■ Your instructions
Return the listing below exactly, with the pictures dropped.

■ Raw data
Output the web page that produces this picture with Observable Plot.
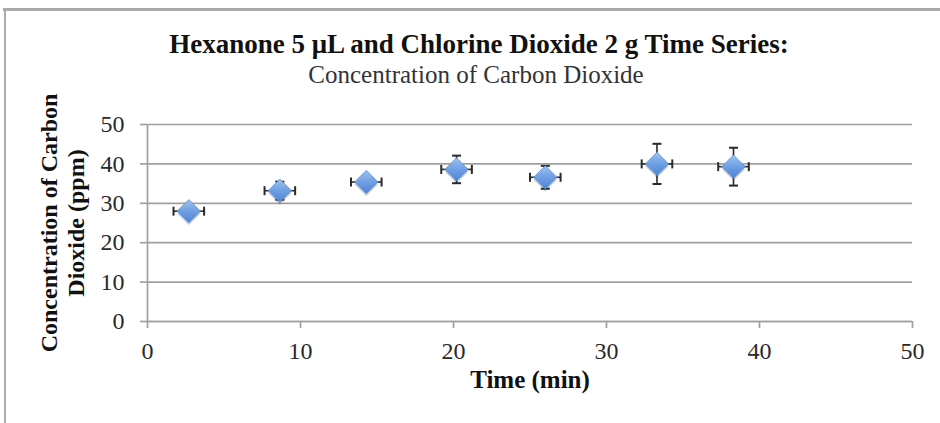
<!DOCTYPE html>
<html>
<head>
<meta charset="utf-8">
<script src="https://cdn.jsdelivr.net/npm/d3@7"></script>
<script src="https://cdn.jsdelivr.net/npm/@observablehq/plot@0.6"></script>
<style>
  html, body { margin: 0; padding: 0; background: #fff; }
  #wrap { position: relative; width: 940px; height: 423px; overflow: hidden; }
  #wrap .bt { position: absolute; left: 3px; top: 8px; width: 937px; height: 3px; background: #aaa; }
  #wrap .bl { position: absolute; left: 4px; top: 8px; width: 2px; height: 415px; background: #aaa; }
</style>
</head>
<body>
<div id="wrap"><div class="bt"></div><div class="bl"></div></div>
<script>
const titleText = "Hexanone 5 μL and Chlorine Dioxide 2 g Time Series:";
const subtitleText = "Concentration of Carbon Dioxide";
const xLabel = "Time (min)";
const yLabel = "Concentration of Carbon\nDioxide (ppm)";

const time = [2.7, 8.65, 14.3, 20.2, 26.0, 33.3, 38.3];
const conc = [28.0, 33.2, 35.4, 38.6, 36.6, 40.0, 39.3];
const timeErr = [1, 1, 1, 1, 1, 1, 1];
const concErr = [0.8, 2.3, 1.5, 3.5, 2.9, 5.1, 4.8];

const xTicks = [0, 10, 20, 30, 40, 50];
const yTicks = [0, 10, 20, 30, 40, 50];

const data = time.map((t, i) => ({t, c: conc[i], te: timeErr[i], ce: concErr[i]}));

const vCap = {draw(ctx) { ctx.moveTo(0, -4.5); ctx.lineTo(0, 4.5); }};
const hCap = {draw(ctx) { ctx.moveTo(-4.5, 0); ctx.lineTo(4.5, 0); }};

const gridColor = "#a0a0a0";
const errColor = "#2a2a2a";

const chart = Plot.plot({
  width: 940,
  height: 423,
  marginLeft: 147,
  marginRight: 28,
  marginTop: 124,
  marginBottom: 102,
  style: {background: "transparent", fontFamily: "'Liberation Serif', serif", fontSize: "24px", color: "#222"},
  x: {domain: [0, 50]},
  y: {domain: [0, 50]},
  marks: [
    Plot.gridY(yTicks, {stroke: gridColor, strokeOpacity: 1, strokeWidth: 1.7}),
    Plot.ruleX([0], {stroke: gridColor, strokeWidth: 1.7}),
    Plot.ruleY([0], {stroke: gridColor, strokeWidth: 1.7}),
    Plot.axisY(yTicks, {tickSize: 7, tickPadding: 16, stroke: gridColor, strokeWidth: 1.7, label: null, fontSize: 24, fill: "#2a2a2a"}),
    Plot.axisX(xTicks, {tickSize: 7, tickPadding: 13, stroke: gridColor, strokeWidth: 1.7, label: null, fontSize: 24, fill: "#2a2a2a"}),
    // marker shadows
    Plot.dot(data, {x: "t", y: "c", dy: 2.5, symbol: "diamond2", r: 10.5, fill: "#000", fillOpacity: 0.18}),
    // error bars
    Plot.link(data, {x1: d => d.t - d.te, x2: d => d.t + d.te, y1: "c", y2: "c", stroke: errColor, strokeWidth: 1.6}),
    Plot.link(data, {x1: "t", x2: "t", y1: d => d.c - d.ce, y2: d => d.c + d.ce, stroke: errColor, strokeWidth: 1.6}),
    Plot.dot(data, {x: d => d.t - d.te, y: "c", symbol: vCap, stroke: errColor, strokeWidth: 2, r: 5}),
    Plot.dot(data, {x: d => d.t + d.te, y: "c", symbol: vCap, stroke: errColor, strokeWidth: 2, r: 5}),
    Plot.dot(data, {x: "t", y: d => d.c - d.ce, symbol: hCap, stroke: errColor, strokeWidth: 2, r: 5}),
    Plot.dot(data, {x: "t", y: d => d.c + d.ce, symbol: hCap, stroke: errColor, strokeWidth: 2, r: 5}),
    // markers
    Plot.dot(data, {x: "t", y: "c", symbol: "diamond2", r: 10.5, fill: "url(#diaGrad)", stroke: "#5d8fd6", strokeWidth: 0.8}),
    // titles
    Plot.text([titleText], {frameAnchor: "top", dx: -51, dy: -91, lineAnchor: "top", textAnchor: "middle", fontSize: 27, fontWeight: "bold", fill: "#111", letterSpacing: "0.6px"}),
    Plot.text([subtitleText], {frameAnchor: "top", dx: -54, dy: -59, lineAnchor: "top", textAnchor: "middle", fontSize: 25, fill: "#333", letterSpacing: "1.5px"}),
    Plot.text([xLabel], {frameAnchor: "bottom", dx: 0, dy: 49, lineAnchor: "top", textAnchor: "middle", fontSize: 25, fontWeight: "bold", fill: "#111"}),
    Plot.text([yLabel], {frameAnchor: "left", dx: -86, rotate: -90, lineAnchor: "middle", textAnchor: "middle", lineHeight: 1.13, fontSize: 24, fontWeight: "bold", fill: "#111"})
  ]
});

// gradient for diamonds
const ns = "http://www.w3.org/2000/svg";
const defs = document.createElementNS(ns, "defs");
defs.innerHTML = '<linearGradient id="diaGrad" x1="0" y1="0" x2="0" y2="1"><stop offset="0" stop-color="#9cc3f2"/><stop offset="0.5" stop-color="#6f9fe3"/><stop offset="1" stop-color="#4f84d3"/></linearGradient>';
chart.insertBefore(defs, chart.firstChild);
chart.style.position = "absolute";
chart.style.left = "0";
chart.style.top = "0";
document.getElementById("wrap").appendChild(chart);
</script>
</body>
</html>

■ Complete answer
Output the web page that produces this picture with Observable Plot.
<!DOCTYPE html>
<html>
<head>
<meta charset="utf-8">
<script src="https://cdn.jsdelivr.net/npm/d3@7"></script>
<script src="https://cdn.jsdelivr.net/npm/@observablehq/plot@0.6"></script>
<style>
  html, body { margin: 0; padding: 0; background: #fff; }
  #wrap { position: relative; width: 940px; height: 423px; overflow: hidden; }
  #wrap .bt { position: absolute; left: 3px; top: 8px; width: 937px; height: 3px; background: #aaa; }
  #wrap .bl { position: absolute; left: 4px; top: 8px; width: 2px; height: 415px; background: #aaa; }
</style>
</head>
<body>
<div id="wrap"><div class="bt"></div><div class="bl"></div></div>
<script>
const titleText = "Hexanone 5 μL and Chlorine Dioxide 2 g Time Series:";
const subtitleText = "Concentration of Carbon Dioxide";
const xLabel = "Time (min)";
const yLabel = "Concentration of Carbon\nDioxide (ppm)";

const time = [2.7, 8.65, 14.3, 20.2, 26.0, 33.3, 38.3];
const conc = [28.0, 33.2, 35.4, 38.6, 36.6, 40.0, 39.3];
const timeErr = [1, 1, 1, 1, 1, 1, 1];
const concErr = [0.8, 2.3, 1.5, 3.5, 2.9, 5.1, 4.8];

const xTicks = [0, 10, 20, 30, 40, 50];
const yTicks = [0, 10, 20, 30, 40, 50];

const data = time.map((t, i) => ({t, c: conc[i], te: timeErr[i], ce: concErr[i]}));

const vCap = {draw(ctx) { ctx.moveTo(0, -4.5); ctx.lineTo(0, 4.5); }};
const hCap = {draw(ctx) { ctx.moveTo(-4.5, 0); ctx.lineTo(4.5, 0); }};

const gridColor = "#a0a0a0";
const errColor = "#2a2a2a";

const chart = Plot.plot({
  width: 940,
  height: 423,
  marginLeft: 147,
  marginRight: 28,
  marginTop: 124,
  marginBottom: 102,
  style: {background: "transparent", fontFamily: "'Liberation Serif', serif", fontSize: "24px", color: "#222"},
  x: {domain: [0, 50]},
  y: {domain: [0, 50]},
  marks: [
    Plot.gridY(yTicks, {stroke: gridColor, strokeOpacity: 1, strokeWidth: 1.7}),
    Plot.ruleX([0], {stroke: gridColor, strokeWidth: 1.7}),
    Plot.ruleY([0], {stroke: gridColor, strokeWidth: 1.7}),
    Plot.axisY(yTicks, {tickSize: 7, tickPadding: 16, stroke: gridColor, strokeWidth: 1.7, label: null, fontSize: 24, fill: "#2a2a2a"}),
    Plot.axisX(xTicks, {tickSize: 7, tickPadding: 13, stroke: gridColor, strokeWidth: 1.7, label: null, fontSize: 24, fill: "#2a2a2a"}),
    // marker shadows
    Plot.dot(data, {x: "t", y: "c", dy: 2.5, symbol: "diamond2", r: 10.5, fill: "#000", fillOpacity: 0.18}),
    // error bars
    Plot.link(data, {x1: d => d.t - d.te, x2: d => d.t + d.te, y1: "c", y2: "c", stroke: errColor, strokeWidth: 1.6}),
    Plot.link(data, {x1: "t", x2: "t", y1: d => d.c - d.ce, y2: d => d.c + d.ce, stroke: errColor, strokeWidth: 1.6}),
    Plot.dot(data, {x: d => d.t - d.te, y: "c", symbol: vCap, stroke: errColor, strokeWidth: 2, r: 5}),
    Plot.dot(data, {x: d => d.t + d.te, y: "c", symbol: vCap, stroke: errColor, strokeWidth: 2, r: 5}),
    Plot.dot(data, {x: "t", y: d => d.c - d.ce, symbol: hCap, stroke: errColor, strokeWidth: 2, r: 5}),
    Plot.dot(data, {x: "t", y: d => d.c + d.ce, symbol: hCap, stroke: errColor, strokeWidth: 2, r: 5}),
    // markers
    Plot.dot(data, {x: "t", y: "c", symbol: "diamond2", r: 10.5, fill: "url(#diaGrad)", stroke: "#5d8fd6", strokeWidth: 0.8}),
    // titles
    Plot.text([titleText], {frameAnchor: "top", dx: -51, dy: -91, lineAnchor: "top", textAnchor: "middle", fontSize: 27, fontWeight: "bold", fill: "#111", letterSpacing: "0.6px"}),
    Plot.text([subtitleText], {frameAnchor: "top", dx: -54, dy: -59, lineAnchor: "top", textAnchor: "middle", fontSize: 25, fill: "#333", letterSpacing: "1.5px"}),
    Plot.text([xLabel], {frameAnchor: "bottom", dx: 0, dy: 49, lineAnchor: "top", textAnchor: "middle", fontSize: 25, fontWeight: "bold", fill: "#111"}),
    Plot.text([yLabel], {frameAnchor: "left", dx: -86, rotate: -90, lineAnchor: "middle", textAnchor: "middle", lineHeight: 1.13, fontSize: 24, fontWeight: "bold", fill: "#111"})
  ]
});

// gradient for diamonds
const ns = "http://www.w3.org/2000/svg";
const defs = document.createElementNS(ns, "defs");
defs.innerHTML = '<linearGradient id="diaGrad" x1="0" y1="0" x2="0" y2="1"><stop offset="0" stop-color="#9cc3f2"/><stop offset="0.5" stop-color="#6f9fe3"/><stop offset="1" stop-color="#4f84d3"/></linearGradient>';
chart.insertBefore(defs, chart.firstChild);
chart.style.position = "absolute";
chart.style.left = "0";
chart.style.top = "0";
document.getElementById("wrap").appendChild(chart);
</script>
</body>
</html>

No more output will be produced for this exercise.